What to work on:
Repeat the listing that follows, character for character, minus the pictures.

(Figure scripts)
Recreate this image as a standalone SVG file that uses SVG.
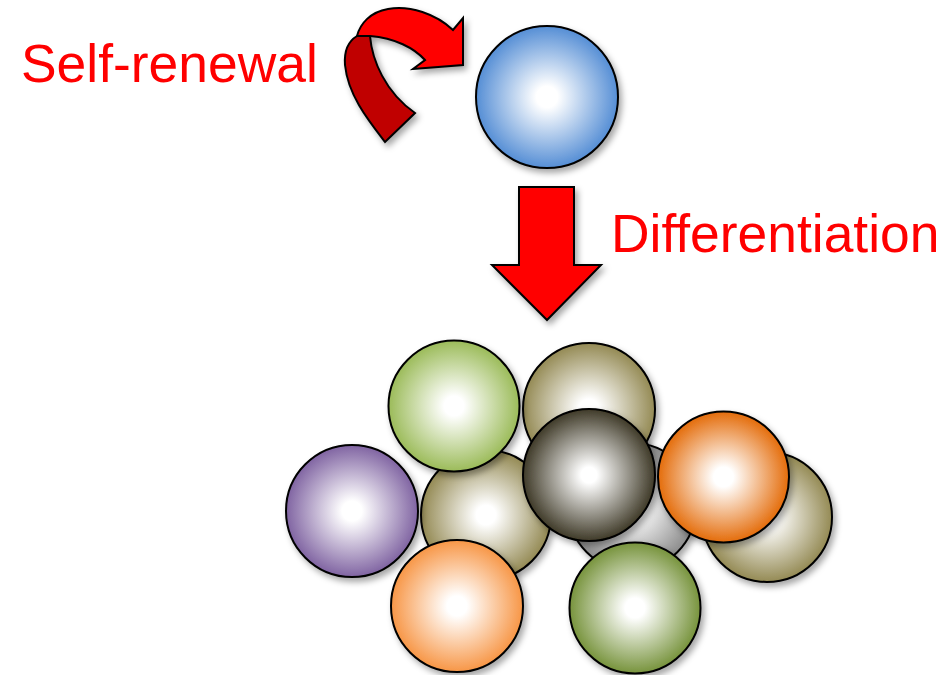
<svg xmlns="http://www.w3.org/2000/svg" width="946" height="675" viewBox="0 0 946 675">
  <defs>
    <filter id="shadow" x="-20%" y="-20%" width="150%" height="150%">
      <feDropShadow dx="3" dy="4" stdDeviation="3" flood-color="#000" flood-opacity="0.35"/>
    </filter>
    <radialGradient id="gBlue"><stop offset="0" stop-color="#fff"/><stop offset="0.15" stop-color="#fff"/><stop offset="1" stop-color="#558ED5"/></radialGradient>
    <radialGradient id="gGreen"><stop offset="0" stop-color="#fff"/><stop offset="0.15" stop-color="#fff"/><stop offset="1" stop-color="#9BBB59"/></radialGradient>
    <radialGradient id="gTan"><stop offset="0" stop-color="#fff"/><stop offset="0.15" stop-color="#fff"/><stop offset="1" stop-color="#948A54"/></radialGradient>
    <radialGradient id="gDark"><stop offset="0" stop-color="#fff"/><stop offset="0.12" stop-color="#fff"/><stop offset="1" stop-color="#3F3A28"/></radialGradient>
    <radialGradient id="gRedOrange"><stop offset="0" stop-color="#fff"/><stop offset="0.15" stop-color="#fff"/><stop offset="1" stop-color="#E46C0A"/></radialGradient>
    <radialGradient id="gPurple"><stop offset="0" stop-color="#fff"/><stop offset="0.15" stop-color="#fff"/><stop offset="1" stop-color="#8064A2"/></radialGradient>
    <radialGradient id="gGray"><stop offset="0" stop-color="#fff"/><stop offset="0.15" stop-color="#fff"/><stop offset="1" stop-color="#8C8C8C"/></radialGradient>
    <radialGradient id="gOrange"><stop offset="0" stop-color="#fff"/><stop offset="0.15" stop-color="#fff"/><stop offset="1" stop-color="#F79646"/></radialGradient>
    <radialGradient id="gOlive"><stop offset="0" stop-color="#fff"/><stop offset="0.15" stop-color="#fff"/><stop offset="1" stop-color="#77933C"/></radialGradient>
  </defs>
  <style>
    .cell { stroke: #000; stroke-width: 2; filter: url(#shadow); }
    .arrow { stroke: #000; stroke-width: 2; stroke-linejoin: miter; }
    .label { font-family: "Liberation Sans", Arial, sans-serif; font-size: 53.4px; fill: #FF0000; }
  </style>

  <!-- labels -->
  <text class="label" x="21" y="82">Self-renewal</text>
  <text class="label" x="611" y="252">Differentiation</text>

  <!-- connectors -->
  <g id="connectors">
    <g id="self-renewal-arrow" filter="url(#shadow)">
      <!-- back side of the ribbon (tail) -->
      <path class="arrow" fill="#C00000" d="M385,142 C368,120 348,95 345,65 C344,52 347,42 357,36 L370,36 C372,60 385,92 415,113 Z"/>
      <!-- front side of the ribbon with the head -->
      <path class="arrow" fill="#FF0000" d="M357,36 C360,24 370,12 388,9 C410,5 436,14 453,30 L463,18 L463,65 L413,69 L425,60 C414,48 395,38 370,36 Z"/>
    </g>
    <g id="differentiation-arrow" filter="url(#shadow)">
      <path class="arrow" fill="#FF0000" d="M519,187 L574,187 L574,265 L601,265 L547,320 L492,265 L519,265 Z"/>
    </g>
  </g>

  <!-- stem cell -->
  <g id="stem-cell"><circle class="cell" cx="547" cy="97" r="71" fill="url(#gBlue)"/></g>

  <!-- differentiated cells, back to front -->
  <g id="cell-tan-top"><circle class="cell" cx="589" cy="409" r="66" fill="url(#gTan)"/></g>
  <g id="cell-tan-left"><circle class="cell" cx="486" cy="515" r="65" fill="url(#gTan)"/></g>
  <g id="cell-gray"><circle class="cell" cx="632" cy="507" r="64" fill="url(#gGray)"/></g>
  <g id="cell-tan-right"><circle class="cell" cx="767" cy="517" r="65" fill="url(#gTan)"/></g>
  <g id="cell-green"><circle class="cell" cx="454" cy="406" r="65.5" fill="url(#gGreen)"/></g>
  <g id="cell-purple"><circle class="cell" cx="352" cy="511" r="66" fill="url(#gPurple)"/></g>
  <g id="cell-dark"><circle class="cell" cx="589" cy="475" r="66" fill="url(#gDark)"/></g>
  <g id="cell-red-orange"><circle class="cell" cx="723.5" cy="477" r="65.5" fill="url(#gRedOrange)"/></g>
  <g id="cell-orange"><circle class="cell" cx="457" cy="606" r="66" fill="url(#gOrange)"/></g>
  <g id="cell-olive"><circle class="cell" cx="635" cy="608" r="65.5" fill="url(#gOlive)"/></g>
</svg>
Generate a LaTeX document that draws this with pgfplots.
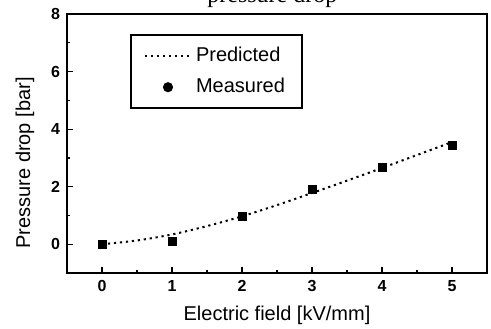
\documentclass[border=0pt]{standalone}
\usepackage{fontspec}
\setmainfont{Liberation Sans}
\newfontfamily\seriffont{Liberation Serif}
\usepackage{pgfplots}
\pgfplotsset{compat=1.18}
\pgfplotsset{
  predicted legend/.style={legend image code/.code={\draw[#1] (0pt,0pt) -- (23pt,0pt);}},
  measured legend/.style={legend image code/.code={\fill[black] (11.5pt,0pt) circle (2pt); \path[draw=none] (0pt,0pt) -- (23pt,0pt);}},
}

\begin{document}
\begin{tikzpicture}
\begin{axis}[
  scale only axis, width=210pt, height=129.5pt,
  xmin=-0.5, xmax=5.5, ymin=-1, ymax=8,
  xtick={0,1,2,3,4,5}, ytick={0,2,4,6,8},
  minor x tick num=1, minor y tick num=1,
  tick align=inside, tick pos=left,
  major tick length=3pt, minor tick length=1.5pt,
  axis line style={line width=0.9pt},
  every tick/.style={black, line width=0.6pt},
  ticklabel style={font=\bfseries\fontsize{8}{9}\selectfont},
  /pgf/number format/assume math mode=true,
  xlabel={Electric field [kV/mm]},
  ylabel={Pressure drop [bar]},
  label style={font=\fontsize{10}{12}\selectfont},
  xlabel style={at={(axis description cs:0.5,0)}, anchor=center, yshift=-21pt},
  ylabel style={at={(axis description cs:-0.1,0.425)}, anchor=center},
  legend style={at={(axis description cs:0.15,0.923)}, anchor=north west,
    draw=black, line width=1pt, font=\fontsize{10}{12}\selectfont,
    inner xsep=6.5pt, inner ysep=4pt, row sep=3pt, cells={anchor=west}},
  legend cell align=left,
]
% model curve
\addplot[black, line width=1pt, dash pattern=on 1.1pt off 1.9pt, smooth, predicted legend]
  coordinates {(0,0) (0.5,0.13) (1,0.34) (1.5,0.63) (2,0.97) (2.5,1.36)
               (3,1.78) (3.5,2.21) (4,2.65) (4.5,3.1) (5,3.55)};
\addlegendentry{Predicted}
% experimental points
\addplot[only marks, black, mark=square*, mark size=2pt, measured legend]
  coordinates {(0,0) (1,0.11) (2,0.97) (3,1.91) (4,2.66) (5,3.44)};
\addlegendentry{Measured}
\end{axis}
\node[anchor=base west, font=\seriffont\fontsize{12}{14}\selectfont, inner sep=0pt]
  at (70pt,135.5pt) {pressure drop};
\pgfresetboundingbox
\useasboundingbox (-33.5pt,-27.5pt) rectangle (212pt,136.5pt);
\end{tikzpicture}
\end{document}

The output:
Recreate this image as a standalone SVG file that uses SVG.
<svg xmlns="http://www.w3.org/2000/svg" width="946" height="675" viewBox="0 0 946 675">
  <defs>
    <filter id="shadow" x="-20%" y="-20%" width="150%" height="150%">
      <feDropShadow dx="3" dy="4" stdDeviation="3" flood-color="#000" flood-opacity="0.35"/>
    </filter>
    <radialGradient id="gBlue"><stop offset="0" stop-color="#fff"/><stop offset="0.15" stop-color="#fff"/><stop offset="1" stop-color="#558ED5"/></radialGradient>
    <radialGradient id="gGreen"><stop offset="0" stop-color="#fff"/><stop offset="0.15" stop-color="#fff"/><stop offset="1" stop-color="#9BBB59"/></radialGradient>
    <radialGradient id="gTan"><stop offset="0" stop-color="#fff"/><stop offset="0.15" stop-color="#fff"/><stop offset="1" stop-color="#948A54"/></radialGradient>
    <radialGradient id="gDark"><stop offset="0" stop-color="#fff"/><stop offset="0.12" stop-color="#fff"/><stop offset="1" stop-color="#3F3A28"/></radialGradient>
    <radialGradient id="gRedOrange"><stop offset="0" stop-color="#fff"/><stop offset="0.15" stop-color="#fff"/><stop offset="1" stop-color="#E46C0A"/></radialGradient>
    <radialGradient id="gPurple"><stop offset="0" stop-color="#fff"/><stop offset="0.15" stop-color="#fff"/><stop offset="1" stop-color="#8064A2"/></radialGradient>
    <radialGradient id="gGray"><stop offset="0" stop-color="#fff"/><stop offset="0.15" stop-color="#fff"/><stop offset="1" stop-color="#8C8C8C"/></radialGradient>
    <radialGradient id="gOrange"><stop offset="0" stop-color="#fff"/><stop offset="0.15" stop-color="#fff"/><stop offset="1" stop-color="#F79646"/></radialGradient>
    <radialGradient id="gOlive"><stop offset="0" stop-color="#fff"/><stop offset="0.15" stop-color="#fff"/><stop offset="1" stop-color="#77933C"/></radialGradient>
  </defs>
  <style>
    .cell { stroke: #000; stroke-width: 2; filter: url(#shadow); }
    .arrow { stroke: #000; stroke-width: 2; stroke-linejoin: miter; }
    .label { font-family: "Liberation Sans", Arial, sans-serif; font-size: 53.4px; fill: #FF0000; }
  </style>

  <!-- labels -->
  <text class="label" x="21" y="82">Self-renewal</text>
  <text class="label" x="611" y="252">Differentiation</text>

  <!-- connectors -->
  <g id="connectors">
    <g id="self-renewal-arrow" filter="url(#shadow)">
      <!-- back side of the ribbon (tail) -->
      <path class="arrow" fill="#C00000" d="M385,142 C368,120 348,95 345,65 C344,52 347,42 357,36 L370,36 C372,60 385,92 415,113 Z"/>
      <!-- front side of the ribbon with the head -->
      <path class="arrow" fill="#FF0000" d="M357,36 C360,24 370,12 388,9 C410,5 436,14 453,30 L463,18 L463,65 L413,69 L425,60 C414,48 395,38 370,36 Z"/>
    </g>
    <g id="differentiation-arrow" filter="url(#shadow)">
      <path class="arrow" fill="#FF0000" d="M519,187 L574,187 L574,265 L601,265 L547,320 L492,265 L519,265 Z"/>
    </g>
  </g>

  <!-- stem cell -->
  <g id="stem-cell"><circle class="cell" cx="547" cy="97" r="71" fill="url(#gBlue)"/></g>

  <!-- differentiated cells, back to front -->
  <g id="cell-tan-top"><circle class="cell" cx="589" cy="409" r="66" fill="url(#gTan)"/></g>
  <g id="cell-tan-left"><circle class="cell" cx="486" cy="515" r="65" fill="url(#gTan)"/></g>
  <g id="cell-gray"><circle class="cell" cx="632" cy="507" r="64" fill="url(#gGray)"/></g>
  <g id="cell-tan-right"><circle class="cell" cx="767" cy="517" r="65" fill="url(#gTan)"/></g>
  <g id="cell-green"><circle class="cell" cx="454" cy="406" r="65.5" fill="url(#gGreen)"/></g>
  <g id="cell-purple"><circle class="cell" cx="352" cy="511" r="66" fill="url(#gPurple)"/></g>
  <g id="cell-dark"><circle class="cell" cx="589" cy="475" r="66" fill="url(#gDark)"/></g>
  <g id="cell-red-orange"><circle class="cell" cx="723.5" cy="477" r="65.5" fill="url(#gRedOrange)"/></g>
  <g id="cell-orange"><circle class="cell" cx="457" cy="606" r="66" fill="url(#gOrange)"/></g>
  <g id="cell-olive"><circle class="cell" cx="635" cy="608" r="65.5" fill="url(#gOlive)"/></g>
</svg>
Generate a LaTeX document that draws this with pgfplots.
\documentclass[border=0pt]{standalone}
\usepackage{fontspec}
\setmainfont{Liberation Sans}
\newfontfamily\seriffont{Liberation Serif}
\usepackage{pgfplots}
\pgfplotsset{compat=1.18}
\pgfplotsset{
  predicted legend/.style={legend image code/.code={\draw[#1] (0pt,0pt) -- (23pt,0pt);}},
  measured legend/.style={legend image code/.code={\fill[black] (11.5pt,0pt) circle (2pt); \path[draw=none] (0pt,0pt) -- (23pt,0pt);}},
}

\begin{document}
\begin{tikzpicture}
\begin{axis}[
  scale only axis, width=210pt, height=129.5pt,
  xmin=-0.5, xmax=5.5, ymin=-1, ymax=8,
  xtick={0,1,2,3,4,5}, ytick={0,2,4,6,8},
  minor x tick num=1, minor y tick num=1,
  tick align=inside, tick pos=left,
  major tick length=3pt, minor tick length=1.5pt,
  axis line style={line width=0.9pt},
  every tick/.style={black, line width=0.6pt},
  ticklabel style={font=\bfseries\fontsize{8}{9}\selectfont},
  /pgf/number format/assume math mode=true,
  xlabel={Electric field [kV/mm]},
  ylabel={Pressure drop [bar]},
  label style={font=\fontsize{10}{12}\selectfont},
  xlabel style={at={(axis description cs:0.5,0)}, anchor=center, yshift=-21pt},
  ylabel style={at={(axis description cs:-0.1,0.425)}, anchor=center},
  legend style={at={(axis description cs:0.15,0.923)}, anchor=north west,
    draw=black, line width=1pt, font=\fontsize{10}{12}\selectfont,
    inner xsep=6.5pt, inner ysep=4pt, row sep=3pt, cells={anchor=west}},
  legend cell align=left,
]
% model curve
\addplot[black, line width=1pt, dash pattern=on 1.1pt off 1.9pt, smooth, predicted legend]
  coordinates {(0,0) (0.5,0.13) (1,0.34) (1.5,0.63) (2,0.97) (2.5,1.36)
               (3,1.78) (3.5,2.21) (4,2.65) (4.5,3.1) (5,3.55)};
\addlegendentry{Predicted}
% experimental points
\addplot[only marks, black, mark=square*, mark size=2pt, measured legend]
  coordinates {(0,0) (1,0.11) (2,0.97) (3,1.91) (4,2.66) (5,3.44)};
\addlegendentry{Measured}
\end{axis}
\node[anchor=base west, font=\seriffont\fontsize{12}{14}\selectfont, inner sep=0pt]
  at (70pt,135.5pt) {pressure drop};
\pgfresetboundingbox
\useasboundingbox (-33.5pt,-27.5pt) rectangle (212pt,136.5pt);
\end{tikzpicture}
\end{document}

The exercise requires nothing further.